Tim and Belinda Farmer are delighted that mountain bikers around New Zealand and the world have their sights fixed on Whaka100. However, the Farmers must now mentally prepare themselves for the challenge that lies ahead.
Now in its 9th year, the Rotorua couple took over management of the Whaka100 last year and set about stamping their mark on it, introducing the King of the Mountain challenge and the Whaka Shoot Out.
Working and raising a young family means much of the work happens at odd hours and is heavily reliant on time donated by friends. For two solid weeks, Tim Farmer and a handful of friends will finish their normal day jobs, grab a bite to eat, then head out for hours in the dark on the mountain biking trails around Waipa, Rotorua. "We make sure every trail is maintained to a safe level: we dig drainage, lay pipes, trim trees, remove deadfall," Tim says. "The week before the event we spend each night marking the courses - we put out 10km of course tape and 2000 arrows. In the wee hours of event morning, a guy on a motocross bike checks the entire 100km to make sure no markings have been blown away or tampered with."
The Farmers are motivated to endure sleep deprivation, exhaustion and stress by the smiles they see at the finish line.
"We want to put on the kind of events we would want to ride. We look at it that we are delivering an experience.

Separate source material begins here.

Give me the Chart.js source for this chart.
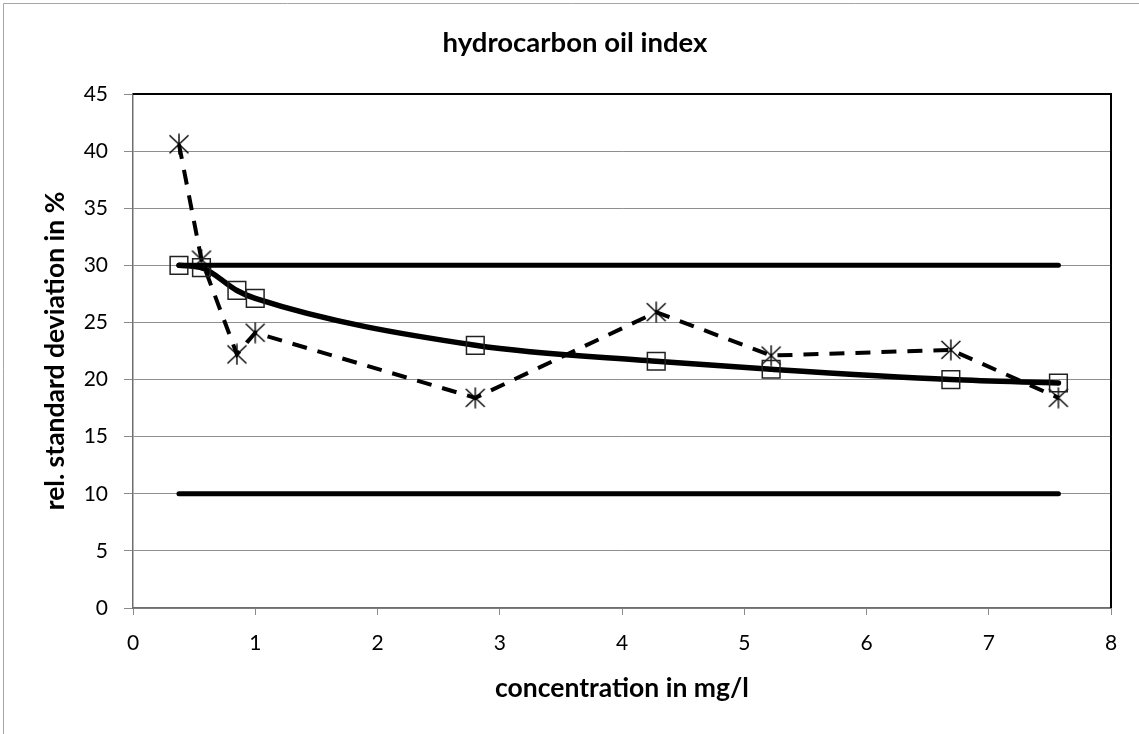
<!DOCTYPE html>
<html>
<head>
<meta charset="utf-8">
<script src="https://cdn.jsdelivr.net/npm/chart.js@4.4.1/dist/chart.umd.min.js"></script>
<style>
  html, body { margin: 0; padding: 0; background: #fff; }
  #box { width: 1139px; height: 734px; position: relative; }
  canvas { display: block; }
</style>
</head>
<body>
<div id="box"><canvas id="oilIndex" width="1139" height="734"></canvas></div>
<script>
// ---------------------------------- data ------------------------------
let concentration = [0.376, 0.56, 0.85, 1.0, 2.8, 4.28, 5.22, 6.69, 7.57];
let rsdSmooth = [30.0, 29.8, 27.8, 27.1, 23.0, 21.6, 20.9, 20.0, 19.7];
let rsdMeasured = [40.6, 30.5, 22.2, 24.1, 18.4, 25.9, 22.1, 22.6, 18.4];
let limitX = [0.376, 7.57];
let upperLimit = [30, 30];
let lowerLimit = [10, 10];
let xTicks = [0, 1, 2, 3, 4, 5, 6, 7, 8];
let yTicks = [0, 5, 10, 15, 20, 25, 30, 35, 40, 45];

let toPoints = (xs, ys) => xs.map((x, i) => ({ x: x, y: ys[i] }));

// ---------------------------------- star marker ------------------------
let star = document.createElement("canvas");
star.width = 22;
star.height = 22;
let sctx = star.getContext("2d");
sctx.strokeStyle = "#000";
sctx.lineWidth = 1.4;
sctx.beginPath();
sctx.moveTo(1.5, 2); sctx.lineTo(20.5, 20);
sctx.moveTo(20.5, 2); sctx.lineTo(1.5, 20);
sctx.moveTo(11, 0.5); sctx.lineTo(11, 21.5);
sctx.stroke();

// ---------------------------------- frame plugin -----------------------
let framePlugin = {
  id: "frame",
  beforeDraw(chart) {
    let c = chart.ctx;
    c.save();
    c.strokeStyle = "#a6a6a6";
    c.lineWidth = 1;
    c.beginPath();
    c.moveTo(3.5, 734); c.lineTo(3.5, 3.5); c.lineTo(1139, 3.5);
    c.stroke();
    c.restore();
  },
  beforeDatasetsDraw(chart) {
    let a = chart.chartArea;
    let c = chart.ctx;
    c.save();
    c.strokeStyle = "#000";
    c.lineWidth = 2;
    c.beginPath();
    c.moveTo(a.left, a.top); c.lineTo(a.right, a.top); c.lineTo(a.right, a.bottom);
    c.stroke();
    c.restore();
  },
};

const ctx = document.getElementById("oilIndex");

new Chart(ctx, {
  type: "line",
  data: {
    datasets: [
      {
        label: "upper",
        data: toPoints(limitX, upperLimit),
        borderColor: "#000",
        borderWidth: 5,
        pointRadius: 0,
        borderCapStyle: "round",
      },
      {
        label: "lower",
        data: toPoints(limitX, lowerLimit),
        borderColor: "#000",
        borderWidth: 5,
        pointRadius: 0,
        borderCapStyle: "round",
      },
      {
        label: "mean",
        data: toPoints(concentration, rsdSmooth),
        borderColor: "#000",
        borderWidth: 5.5,
        cubicInterpolationMode: "monotone",
        borderCapStyle: "round",
        pointStyle: "rect",
        pointRadius: 12.5,
        pointBorderWidth: 1.5,
        pointBorderColor: "#222",
        pointBackgroundColor: "rgba(0,0,0,0)",
      },
      {
        label: "measured",
        data: toPoints(concentration, rsdMeasured),
        borderColor: "#000",
        borderWidth: 4,
        borderDash: [15, 11],
        tension: 0,
        pointStyle: star,
        pointRadius: 10,
      },
    ],
  },
  plugins: [framePlugin],
  options: {
    responsive: false,
    animation: false,
    devicePixelRatio: 1,
    layout: { padding: { left: 11, right: 0, top: 0, bottom: 0 } },
    plugins: {
      legend: { display: false },
      tooltip: { enabled: false },
      title: {
        display: true,
        text: "hydrocarbon oil index",
        color: "#000",
        font: { family: "Lato", size: 27.5, weight: "bold" },
        padding: { top: 27, bottom: 34 },
      },
    },
    scales: {
      x: {
        type: "linear",
        min: 0,
        max: 8,
        afterFit: (s) => { s.height = 126; },
        afterBuildTicks: (s) => { s.ticks = xTicks.map((v) => ({ value: v })); },
        ticks: { color: "#000", padding: 16, font: { family: "Lato", size: 21 } },
        grid: { drawOnChartArea: false, drawTicks: true, tickLength: 7, color: "#8a8a8a" },
        border: { color: "#6e6e6e", width: 1.5 },
        title: {
          display: true,
          text: "concentration in mg/l",
          color: "#000",
          font: { family: "Lato", size: 26.5, weight: "bold" },
          padding: { top: 0, bottom: 30 },
        },
      },
      y: {
        type: "linear",
        min: 0,
        max: 45,
        afterFit: (s) => { s.width = 122; },
        afterBuildTicks: (s) => { s.ticks = yTicks.map((v) => ({ value: v })); },
        ticks: { color: "#000", padding: 16, font: { family: "Lato", size: 21 } },
        grid: { color: "#8f8f8f", lineWidth: 1, tickLength: 9, tickColor: "#8a8a8a" },
        border: { color: "#6e6e6e", width: 1.5 },
        title: {
          display: true,
          text: "rel. standard deviation in %",
          color: "#000",
          font: { family: "Lato", size: 26.5, weight: "bold" },
          padding: { top: 29, bottom: 0 },
        },
      },
      yRight: {
        type: "linear",
        position: "right",
        min: 0,
        max: 45,
        afterFit: (s) => { s.width = 28; },
        grid: { display: false },
        ticks: { display: false },
        border: { display: false },
      },
    },
  },
});
</script>
</body>
</html>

Yes, the trails will always be there - but the experience won't.
"There are all kinds of like-minded people sharing the trails on event day - ordinary people, disabled riders, elite athletes, weekend warriors, newbies, kids.
"Whether you have a good day or a bad day, you accomplish something just by being out there.
"We are passionate about our sport - so are our riders, our supporters and sponsors - and we want to make sure all of those people come back again the following year."